Farah took 30 years to be able to speak about his experiences. Advocates say this pattern of late disclosure occurs often in ex-child trafficking victims.

But the new UK laws include a deadline for victims to disclose what happened to them, after which their evidence is deemed less credible.

A parliamentary committee has slammed the clause, saying it undermine the UK’s commitment to combating modern slavery and human trafficking.

Experts say many of the children who are trafficked into the U.K. each year find it hard to settle in the new country.

Government data revealed under FOI shows that in 2019-2020, only 2 per cent of child trafficking victims were granted a discretionary right to stay—which they are entitled to under international law.

Many are instead given temporary visas that expire just before they turn 18, at which point their claim is passed through a different system for asylum seekers that can involve lengthy delays, and where victims are more likely to get a negative decision that risks deportation.

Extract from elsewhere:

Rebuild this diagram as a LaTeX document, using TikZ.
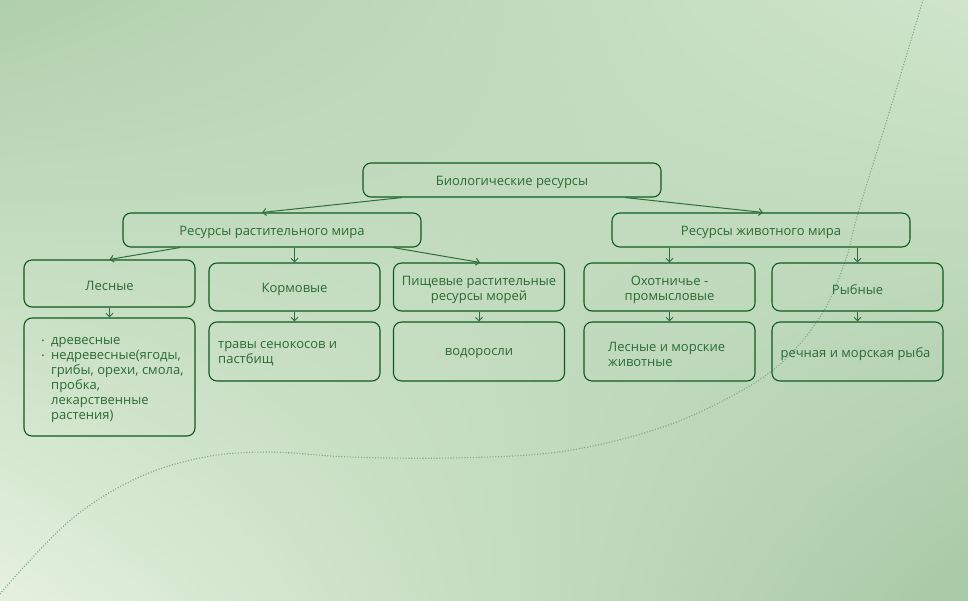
\documentclass[tikz,border=0pt]{standalone}
\usepackage{fontspec}
\setmainfont{Open Sans}
\usetikzlibrary{arrows.meta,calc,shadings}
\definecolor{lineg}{HTML}{0E5A1F}
\definecolor{textg}{HTML}{2A6A35}
\definecolor{arrg}{HTML}{2F6E3A}
\definecolor{dotg}{HTML}{80A988}
\definecolor{bgUL}{HTML}{B0CFAC}
\definecolor{bgUR}{HTML}{D0E5CC}
\definecolor{bgLL}{HTML}{E4F1DE}
\definecolor{bgLR}{HTML}{A8C9A5}
\newcommand{\fsz}{\fontsize{13}{15}\selectfont}
\newcommand{\bul}{\makebox[9.5pt][l]{\raisebox{1pt}{\fontsize{7.5}{7.5}\selectfont\textbullet}}}
\tikzset{
  lbl/.style={text=textg, font=\fsz, align=center, inner sep=0pt, yshift=-2.5pt},
  box/.style={draw=lineg, line width=1.1pt, rounded corners=8pt, inner sep=0pt},
  wbox/.style={box, minimum width=298pt, minimum height=34pt},
  sbox/.style={box, minimum width=171pt, minimum height=48pt},
  tbox/.style={box, minimum width=171pt, minimum height=59pt},
  ltxt/.style={anchor=west, inner sep=0pt, text=textg, font=\fsz, align=left},
  arr/.style={draw=arrg, line width=1pt, -{Straight Barb[length=3.5pt,width=7pt]}},
  dotline/.style={draw=dotg, line width=1.1pt, dash pattern=on 1.1pt off 1.7pt}
}
\begin{document}
\begin{tikzpicture}[x=1pt,y=-1pt]
\shade[upper left=bgUL, upper right=bgUR, lower left=bgLL, lower right=bgLR] (0,0) rectangle (968,600);
\useasboundingbox (0,0) rectangle (968,600);
% dotted curve
\draw[dotline] plot[smooth, tension=0.6] coordinates {(-2,596) (67,523) (133,480) (200,458) (267,452) (350,457) (450,458) (550,453) (630,437) (700,412) (773,370) (820,317) (845,262) (858,213) (893,100) (926,-10)};
% nodes
\node[wbox, label={[lbl]center:Биологические ресурсы}] (top) at (512,180) {};
\node[wbox, label={[lbl]center:Ресурсы растительного мира}] (rast) at (272,230) {};
\node[wbox, label={[lbl]center:Ресурсы животного мира}] (zhiv) at (761,230) {};
\node[sbox, minimum height=47pt, label={[lbl]center:Лесные}] (les) at (109.5,283.5) {};
\node[sbox, label={[lbl]center:Кормовые}] (korm) at (294.5,287) {};
\node[sbox, label={[lbl]center:{Пищевые растительные\\ресурсы морей}}] (pish) at (479,287) {};
\node[sbox, label={[lbl]center:{Охотничье -\\промысловые}}] (ohot) at (669.5,287) {};
\node[sbox, label={[lbl]center:Рыбные}] (ryb) at (857.5,287) {};
\node[box, minimum width=171pt, minimum height=118pt] (les2) at (109.5,377) {};
\node[tbox] (korm2) at (294.5,351.5) {};
\node[tbox, label={[lbl]center:водоросли}] (pish2) at (479,351.5) {};
\node[tbox] (ohot2) at (669.5,351.5) {};
\node[tbox, label={[lbl, xshift=-2pt]center:речная и морская рыба}] (ryb2) at (857.5,351.5) {};
% inner left-aligned texts
\node[ltxt] (lestxt) at (41.5,380)
  {\bul древесные\\
   \bul недревесные(ягоды,\\
   \hspace*{9.5pt}грибы, орехи, смола,\\
   \hspace*{9.5pt}пробка,\\
   \hspace*{9.5pt}лекарственные\\
   \hspace*{9.5pt}растения)};
\node[ltxt] (kormtxt) at (218,354) {травы сенокосов и\\пастбищ};
\node[ltxt] (ohottxt) at (608,354) {Лесные и морские\\животные};
% arrows
\draw[arr] ([xshift=-110pt]top.south) -- ([xshift=-10pt]rast.north);
\draw[arr] ([xshift=113pt]top.south) -- ([xshift=2pt]zhiv.north);
\draw[arr] ([xshift=-92pt]rast.south) -- (les.north);
\draw[arr] ([xshift=22.5pt]rast.south) -- (korm.north);
\draw[arr] ([xshift=121pt]rast.south) -- ([xshift=1pt]pish.north);
\draw[arr] ([xshift=-91.5pt]zhiv.south) -- (ohot.north);
\draw[arr] ([xshift=96.5pt]zhiv.south) -- (ryb.north);
\draw[arr] (les.south) -- (les2.north);
\draw[arr] (korm.south) -- (korm2.north);
\draw[arr] (pish.south) -- (pish2.north);
\draw[arr] (ohot.south) -- (ohot2.north);
\draw[arr] (ryb.south) -- (ryb2.north);
\end{tikzpicture}
\end{document}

Advocates say the situation will only get worse as the UK government continues to use harsh rhetoric to criticise the overstretched, underfunded public services intended to protect the population from harm.

Conservative Party MPs are overwhelmingly supporting the UK–Rwanda deportation policies despite the late intervention by the European Court of Human Rights that stopped the first scheduled first flight.

The advocates says politicisation of migration in the UK means that children in need of protection are “getting lost in a very adult agenda”.

They says Farah’s story has helped raise awareness about victims of trafficking but this may mean little in the face increasingly draconian immigration laws.